Le sixième domaine concerne les bénéfices économiques. La fin du terrorisme favoriserait les investissements régionaux et accélérerait le développement économique. L’augmentation des opportunités d’emploi, notamment pour la jeunesse, contribuerait à la réduction et à la résolution des problèmes sociaux. Les habitants de la région ont déjà pu constater concrètement ces bénéfices durant le processus de paix.
Deux conditions fondamentales doivent être réunies pour que ces résultats positifs puissent se concrétiser. La première est le courage politique. Pour que ce processus avance, les acteurs politiques doivent faire preuve d’audace, éclairer la société et assumer les politiques qu’ils mettent en œuvre. Ce courage politique est indispensable. La seconde condition est le soutien sociétal.

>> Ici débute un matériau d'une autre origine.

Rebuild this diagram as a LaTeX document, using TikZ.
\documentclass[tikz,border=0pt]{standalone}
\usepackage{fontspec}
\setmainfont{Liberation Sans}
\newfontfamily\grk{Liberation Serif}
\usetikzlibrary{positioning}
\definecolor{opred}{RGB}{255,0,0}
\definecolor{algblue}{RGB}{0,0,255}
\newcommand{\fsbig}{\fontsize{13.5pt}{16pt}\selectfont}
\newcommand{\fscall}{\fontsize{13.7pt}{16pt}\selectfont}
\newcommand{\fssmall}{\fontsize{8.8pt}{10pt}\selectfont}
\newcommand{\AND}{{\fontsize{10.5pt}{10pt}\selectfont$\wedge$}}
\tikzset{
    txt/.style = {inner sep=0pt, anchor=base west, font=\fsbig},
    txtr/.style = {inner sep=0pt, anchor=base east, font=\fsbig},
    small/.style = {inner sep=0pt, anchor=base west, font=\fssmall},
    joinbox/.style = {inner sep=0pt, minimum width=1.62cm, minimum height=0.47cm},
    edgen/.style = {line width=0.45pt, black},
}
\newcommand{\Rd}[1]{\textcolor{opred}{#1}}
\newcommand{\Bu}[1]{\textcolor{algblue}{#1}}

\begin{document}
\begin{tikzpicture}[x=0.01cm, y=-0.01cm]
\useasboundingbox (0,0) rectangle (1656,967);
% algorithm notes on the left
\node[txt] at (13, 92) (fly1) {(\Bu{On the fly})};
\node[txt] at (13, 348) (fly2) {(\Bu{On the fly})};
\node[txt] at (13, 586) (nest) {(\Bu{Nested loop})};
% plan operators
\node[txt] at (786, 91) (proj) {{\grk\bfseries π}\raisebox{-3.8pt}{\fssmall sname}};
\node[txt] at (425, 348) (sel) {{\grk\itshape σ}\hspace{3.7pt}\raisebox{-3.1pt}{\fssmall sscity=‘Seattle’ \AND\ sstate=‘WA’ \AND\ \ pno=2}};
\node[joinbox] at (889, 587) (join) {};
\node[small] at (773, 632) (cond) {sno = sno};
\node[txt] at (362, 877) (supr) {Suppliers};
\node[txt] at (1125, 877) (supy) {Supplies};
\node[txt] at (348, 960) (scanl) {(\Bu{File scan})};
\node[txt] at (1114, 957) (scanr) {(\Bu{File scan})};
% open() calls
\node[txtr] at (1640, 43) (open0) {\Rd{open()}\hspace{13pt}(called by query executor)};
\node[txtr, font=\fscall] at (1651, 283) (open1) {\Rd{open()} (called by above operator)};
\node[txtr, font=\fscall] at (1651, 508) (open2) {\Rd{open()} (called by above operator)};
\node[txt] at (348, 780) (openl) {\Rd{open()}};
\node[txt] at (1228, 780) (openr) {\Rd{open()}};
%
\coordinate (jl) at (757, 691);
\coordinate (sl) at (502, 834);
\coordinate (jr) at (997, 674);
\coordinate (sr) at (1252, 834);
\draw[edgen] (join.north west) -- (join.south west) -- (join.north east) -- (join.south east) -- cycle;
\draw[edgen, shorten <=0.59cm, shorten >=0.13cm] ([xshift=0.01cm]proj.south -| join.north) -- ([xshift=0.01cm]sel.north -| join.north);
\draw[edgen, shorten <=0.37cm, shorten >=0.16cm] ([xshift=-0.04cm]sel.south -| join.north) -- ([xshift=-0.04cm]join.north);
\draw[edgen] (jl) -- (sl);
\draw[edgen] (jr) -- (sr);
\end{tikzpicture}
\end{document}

Pour garantir la pérennité de la solution, le processus doit bénéficier d’une légitimité sociale. Les données actuelles montrent que ce soutien existe déjà. Avec la décision du PKK de déposer les armes, il est clair que ce soutien atteindra son apogée.
Une solution durable est possible, mais le courage est indispensable
Pour revenir à la question principale, le clivage entre partisans et opposants à une solution en Turquie reflète, outre des dynamiques internes, les débats autour de l’identité et de l’État-nation. Les exemples internationaux montrent que les sociétés en conflit ne parviennent à une stabilité durable qu’en reconnaissant et en intégrant les différences par le biais de la politique, et non par la répression. La légitimité de l’État se renforce lorsqu’il traite ses citoyens avec égalité et respect. Si les revendications des citoyens sont abordées non comme des menaces sécuritaires mais avec une approche démocratique et inclusive, elles cessent d’être perçues comme un danger pour l’unité nationale et deviennent des éléments de solidarité sociale. Ainsi, la véritable question pour la Turquie n’est pas simplement de savoir si elle est en faveur ou non d’une solution, mais de bâtir de nouvelles règles de vie commune dans un cadre démocratique et pluraliste.

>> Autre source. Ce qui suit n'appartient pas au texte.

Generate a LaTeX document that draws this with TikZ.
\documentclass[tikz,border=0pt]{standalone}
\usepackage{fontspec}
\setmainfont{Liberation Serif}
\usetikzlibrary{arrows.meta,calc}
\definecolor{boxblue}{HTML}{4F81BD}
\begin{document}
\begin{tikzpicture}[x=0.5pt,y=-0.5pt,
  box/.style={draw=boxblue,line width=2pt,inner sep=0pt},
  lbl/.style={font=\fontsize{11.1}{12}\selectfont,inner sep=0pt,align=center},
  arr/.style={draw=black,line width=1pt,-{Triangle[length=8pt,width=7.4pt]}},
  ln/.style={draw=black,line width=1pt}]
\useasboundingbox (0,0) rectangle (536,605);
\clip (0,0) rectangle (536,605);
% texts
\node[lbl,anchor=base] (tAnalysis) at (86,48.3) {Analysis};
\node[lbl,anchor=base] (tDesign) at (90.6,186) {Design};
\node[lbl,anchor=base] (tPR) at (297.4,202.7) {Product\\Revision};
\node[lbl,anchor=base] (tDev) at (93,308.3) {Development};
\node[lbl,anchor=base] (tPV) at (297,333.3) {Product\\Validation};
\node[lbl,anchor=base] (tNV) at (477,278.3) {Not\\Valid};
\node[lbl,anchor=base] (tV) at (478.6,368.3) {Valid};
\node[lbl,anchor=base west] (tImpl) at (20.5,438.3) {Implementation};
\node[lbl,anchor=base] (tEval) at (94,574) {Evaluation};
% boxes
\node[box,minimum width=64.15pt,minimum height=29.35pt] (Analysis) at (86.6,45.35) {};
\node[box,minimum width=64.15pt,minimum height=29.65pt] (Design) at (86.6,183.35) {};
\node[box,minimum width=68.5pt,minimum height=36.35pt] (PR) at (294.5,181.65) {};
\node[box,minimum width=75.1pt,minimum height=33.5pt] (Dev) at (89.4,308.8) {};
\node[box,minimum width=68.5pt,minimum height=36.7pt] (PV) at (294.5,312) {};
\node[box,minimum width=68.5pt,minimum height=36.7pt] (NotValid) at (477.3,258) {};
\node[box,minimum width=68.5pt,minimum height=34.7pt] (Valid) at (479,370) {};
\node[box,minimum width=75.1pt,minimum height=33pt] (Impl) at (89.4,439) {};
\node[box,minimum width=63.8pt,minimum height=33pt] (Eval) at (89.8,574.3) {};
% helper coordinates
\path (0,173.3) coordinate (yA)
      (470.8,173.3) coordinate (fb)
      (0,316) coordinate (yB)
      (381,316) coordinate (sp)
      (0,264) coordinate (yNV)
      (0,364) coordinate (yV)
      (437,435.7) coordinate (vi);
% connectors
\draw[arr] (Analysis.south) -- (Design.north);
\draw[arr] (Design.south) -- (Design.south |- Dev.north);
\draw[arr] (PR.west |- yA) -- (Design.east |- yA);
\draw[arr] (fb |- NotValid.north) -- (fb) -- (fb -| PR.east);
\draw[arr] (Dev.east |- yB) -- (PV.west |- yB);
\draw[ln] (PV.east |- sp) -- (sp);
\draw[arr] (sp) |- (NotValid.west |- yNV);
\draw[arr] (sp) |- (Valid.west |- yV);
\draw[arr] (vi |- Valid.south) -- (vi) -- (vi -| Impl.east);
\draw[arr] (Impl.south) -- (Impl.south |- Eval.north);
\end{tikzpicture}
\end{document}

En conclusion, le désarmement du PKK constitue un tournant critique non seulement en matière de sécurité, mais aussi pour l’avenir de la Turquie. Les réactions à cette question révèlent aussi les choix sur le type de pays que la Turquie souhaite devenir. Une vision de solution fondée sur la reconnaissance des différences, l’établissement de l’égalité et la consolidation de la paix sociale rendrait la Turquie plus forte et plus stable. Le silence des armes n’a de sens que si les voix différentes peuvent également être entendues et écoutées. La solution ne triomphera que si elle intègre aussi ceux qui n’ont jamais pu faire entendre leur voix : les pauvres, ceux qui ont été contraints de quitter l’école, les enfants des victimes. Ce sont eux les véritables acteurs de ce processus.

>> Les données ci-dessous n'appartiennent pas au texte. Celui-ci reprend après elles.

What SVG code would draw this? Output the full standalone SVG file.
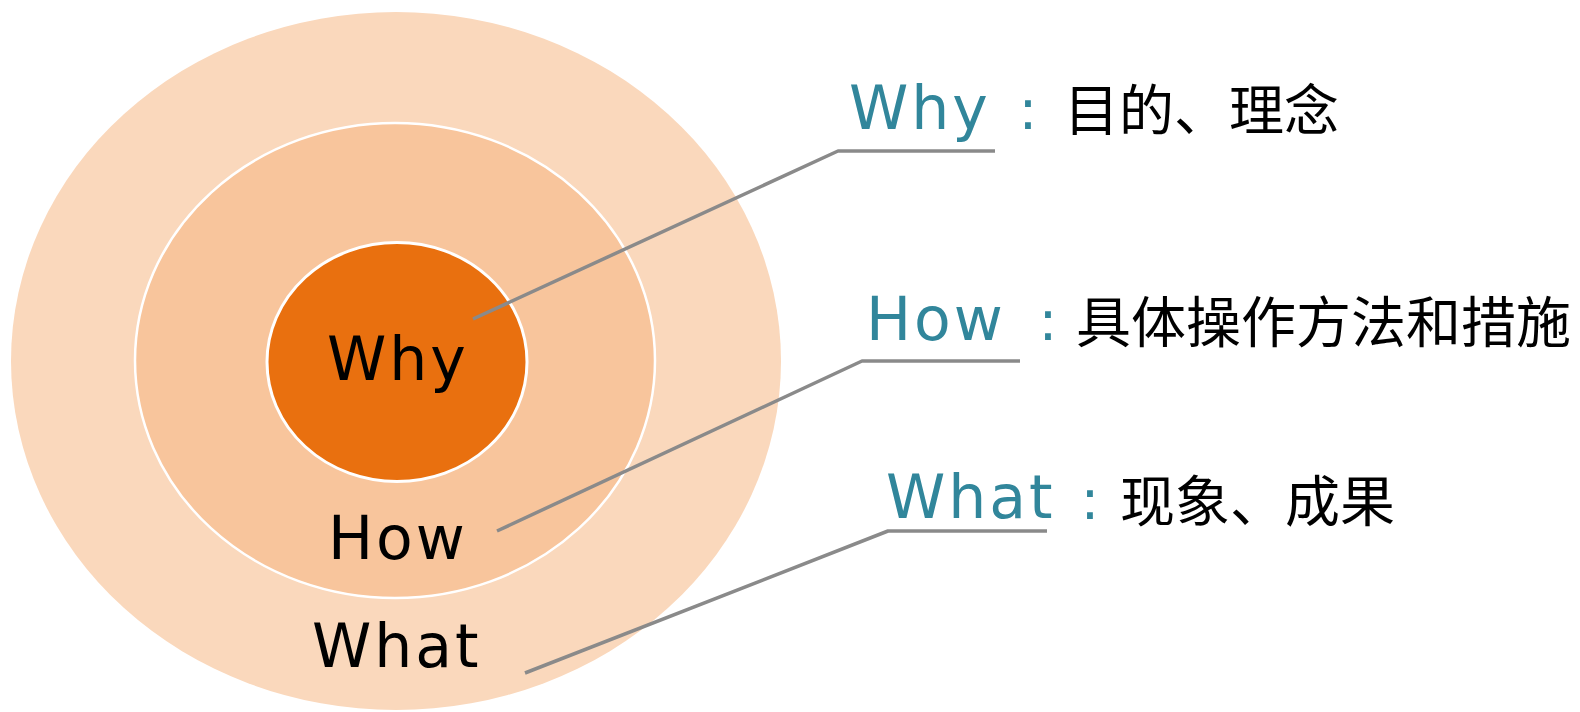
<svg xmlns="http://www.w3.org/2000/svg" width="1580" height="712" viewBox="0 0 1580 712">
<style>
.ring{stroke:#ffffff}
.lbl{font-family:"DejaVu Sans","Liberation Sans",sans-serif;font-size:60px;letter-spacing:3px;fill:#000000}
.key{font-family:"DejaVu Sans","Liberation Sans",sans-serif;font-size:60px;letter-spacing:3px;fill:#31869b}
.colon{font-family:"DejaVu Sans","Liberation Sans",sans-serif;font-size:56px;fill:#31869b;text-anchor:middle}
.zh{font-family:"Noto Sans CJK SC",sans-serif;font-size:55px;fill:#000000}
.conn{fill:none;stroke:#8a8a8a;stroke-width:3.5;stroke-linejoin:round}
</style>
<rect width="1580" height="712" fill="#ffffff"/>
<g id="what-ring">
<ellipse cx="396" cy="361" rx="385" ry="349" fill="#fad8bc"/>
</g>
<g id="how-ring">
<ellipse class="ring" cx="395" cy="360.5" rx="260" ry="237.5" fill="#f8c59c" stroke-width="2.5"/>
</g>
<g id="why-core">
<ellipse class="ring" cx="397" cy="362" rx="130" ry="119.5" fill="#e9700f" stroke-width="3"/>
<text class="lbl" x="327" y="380">Why</text>
</g>
<g id="how-label"><text class="lbl" x="328" y="559">How</text></g>
<g id="what-label"><text class="lbl" x="312" y="667">What</text></g>
<g id="connectors">
<polyline class="conn" points="473,319 838,151 995,151"/>
<polyline class="conn" points="497,531 862,361 1020,361"/>
<polyline class="conn" points="525,673 888,531 1047,531"/>
</g>
<g id="why-note">
<text class="key" x="849" y="129">Why</text>
<text class="colon" x="1028" y="129">:</text>
<text class="zh" x="1064" y="130">目的、理念</text>
</g>
<g id="how-note">
<text class="key" x="866" y="340">How</text>
<text class="colon" x="1048" y="340">:</text>
<text class="zh" x="1076" y="342">具体操作方法和措施</text>
</g>
<g id="what-note">
<text class="key" x="886" y="518">What</text>
<text class="colon" x="1090" y="519">:</text>
<text class="zh" x="1120" y="521">现象、成果</text>
</g>
</svg>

Le désarmement du PKK ne vise pas uniquement à résoudre un problème de sécurité, mais à s’attaquer à une question sociale non résolue depuis un siècle. Ce chemin n’est pas aisé. Les douleurs du passé, les méfiances et les calculs politiques guettent à chaque tournant. Mais c’est précisément pour cette raison que la solution ne peut être une simple ingénierie politique : elle exige un courage historique. La solution, c’est l’État qui parle avec justice, et le peuple avec espoir. N’oublions pas qu’une démocratie qui grandit à l’ombre des armes ne peut jamais pleinement fonctionner, elle restera toujours incomplète. Et plus important encore, ce pays et ses citoyens méritent bien mieux.